Lessons from a decade

29 09 2024

Over a decade ago I started a community philosophy group. A group of people interested in philosophical enquiry met once a week for six or seven years. We talked about happiness, about power and greed, about truth, about kinship, about friendship. We discussed these ideas earnestly as if they were life and death matters. Some of the topics challenged us to overcome assumptions and biases and just plain stubbornness. We all got along. No one stopped speaking to each other. We laughed as much as we argued.

I miss those weekly discussions. I miss the friends I made during those intense evenings. Every now and then, I am tempted to start another community group and then I remember that to truly understand philosophy, you have to put some of its ideas into practice.

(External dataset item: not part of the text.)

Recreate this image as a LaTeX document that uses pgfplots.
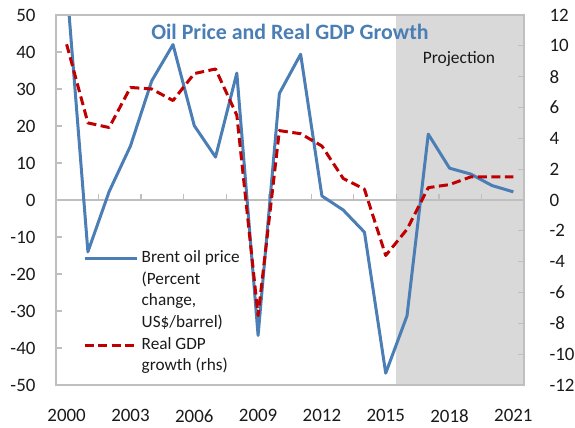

For philosophy to come alive beyond the seminar room, it has to encounter the sticky terrain of real life.

By chance this week I met a student from those early days and as we caught up on news, he reminded me that a decade had passed since I launched those community classes. He wanted to know what lessons I had learned in a decade – what wisdom could I offer from this stretch of time?

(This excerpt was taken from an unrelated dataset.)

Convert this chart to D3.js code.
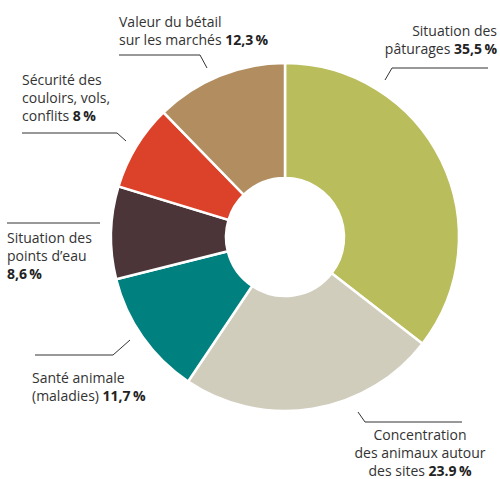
<!DOCTYPE html>
<html>
<head>
<meta charset="utf-8">
<style>
  body { margin: 0; background: #fff; }
  text { font-family: "Open Sans", "Noto Sans", sans-serif; font-size: 14px; fill: #333; }
  text .val { font-weight: bold; fill: #222; }
  path.leader { fill: none; stroke: #333; stroke-width: 1px; }
</style>
</head>
<body>
<script src="https://cdn.jsdelivr.net/npm/d3@7"></script>
<script>
// data, clockwise from 12 o'clock
var categories = ["Situation des pâturages", "Concentration des animaux autour des sites",
  "Santé animale (maladies)", "Situation des points d'eau",
  "Sécurité des couloirs, vols, conflits", "Valeur du bétail sur les marchés"];
var values = [35.5, 23.9, 11.7, 8.6, 8, 12.3];
var valueLabels = ["35,5\u2009%", "23.9\u2009%", "11,7\u2009%", "8,6\u2009%", "8\u2009%", "12,3\u2009%"];
var colors = ["#b9bd5b", "#d0cdbd", "#00807e", "#4b3538", "#dc4229", "#b18d5f"];

// label text lines; the value is appended to the last line
var labelLines = [
  ["Situation des", "pâturages "],
  ["Concentration", "des animaux autour", "des sites "],
  ["Santé animale", "(maladies) "],
  ["Situation des", "points d\u2019eau", ""],
  ["Sécurité des", "couloirs, vols,", "conflits "],
  ["Valeur du bétail", "sur les marchés "]
];
var labelPos = [
  { x: 497, y: 36, anchor: "end" },
  { x: 420, y: 440, anchor: "middle" },
  { x: 32, y: 383, anchor: "start" },
  { x: 7, y: 243, anchor: "start" },
  { x: 22, y: 85, anchor: "start" },
  { x: 119, y: 27, anchor: "start" }
];
// leader lines: [horizontal start, horizontal end, tip]
var leaders = [
  [[488, 68], [392, 68], [385, 80]],
  [[462, 422], [365, 422], [358, 412]],
  [[35, 355], [113, 355], [130, 340]],
  [[7, 223], [100, 223]],
  [[22, 133], [117, 133], [126, 141]],
  [[119, 55], [200, 55], [207, 68]]
];

var width = 500, height = 479;
var cx = 285, cy = 237, outerR = 174, innerR = 59;

var svg = d3.select("body").append("svg")
  .attr("width", width)
  .attr("height", height);

var pie = d3.pie().sort(null).value(function (d) { return d; });
var arc = d3.arc().innerRadius(innerR).outerRadius(outerR);

svg.append("g")
  .attr("transform", "translate(" + cx + "," + cy + ")")
  .selectAll("path")
  .data(pie(values))
  .enter().append("path")
  .attr("d", arc)
  .attr("fill", function (d, i) { return colors[i]; })
  .attr("stroke", "#fff")
  .attr("stroke-width", 2.5);

var line = d3.line();
svg.append("g").selectAll("path")
  .data(leaders)
  .enter().append("path")
  .attr("class", "leader")
  .attr("d", function (d) { return line(d); });

var lineH = 18;
labelLines.forEach(function (lines, i) {
  var p = labelPos[i];
  var t = svg.append("text")
    .attr("text-anchor", p.anchor);
  lines.forEach(function (s, j) {
    t.append("tspan")
      .attr("x", p.x)
      .attr("y", p.y + j * lineH)
      .text(s);
  });
  var last = t.selectAll("tspan").nodes().length - 1;
  if (lines[last] === "") {
    t.select("tspan:last-child").attr("class", "val").text(valueLabels[i]);
  } else {
    t.append("tspan").attr("class", "val").text(valueLabels[i]);
  }
});
</script>
</body>
</html>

I fumbled as tried to wrap my mind around ten years. Did anything leap out? Only how incredibly packed those years had been. Only my astonishment at having to confront a span of time and try to condense it into coherent lessons.

Life is teaching us something every moment. To reach back over the decade and try to extrapolate something useful and pithy to share for the benefit of others is beyond my scope. I know only that I learned some lessons that have brought me closer to understanding my role as a teacher of philosophy as a facilitator of wonder and curiosity at the world itself. Not to provide the answers, but to stimulate the questions.

If just one of my philosophy students got to considering life’s huge questions without expecting answers, that would open up the world to them and all who connected with them. That would be a lesson worth learning.

Because my student asked, though, I have given the question some thought. What has been important in my philosophical journey is the shift of emphasis from ‘why’ to ‘how.’ In the early days of learning I wanted to know why we existed at all and why certain situations turned out the way they did – why did some people struggle so much and others seem to glide through life relatively easily? Why are relationships so testing when we need other people so much? Why is the world lurching from crisis to crisis when we are more educated than ever before? Why are we not learning the lessons we need to learn about to living alongside those with whom we disagree?

The question for me now is not why, but how. I know from deep personal experience how easy it is to fall into why questions about the sudden and seemingly cruel nature of loss. At this point in my life, asking how I can live with heartbreak and still find joy is the ultimate question, indeed the only question I wish to explore.

There are many ways to live with how. I will leave you with three questions which may never get asked in a traditional philosophy seminar, and which are most pressing right now:

How do I get up and feel the pulse of life when it is dark?

How do I navigate my way through a day filled with minor irritations without adding my own?

How do I find connection, community and companionship in true heart bonds?

How do I live more attuned to my senses like the fox I saw most evenings as summer sank into autumn?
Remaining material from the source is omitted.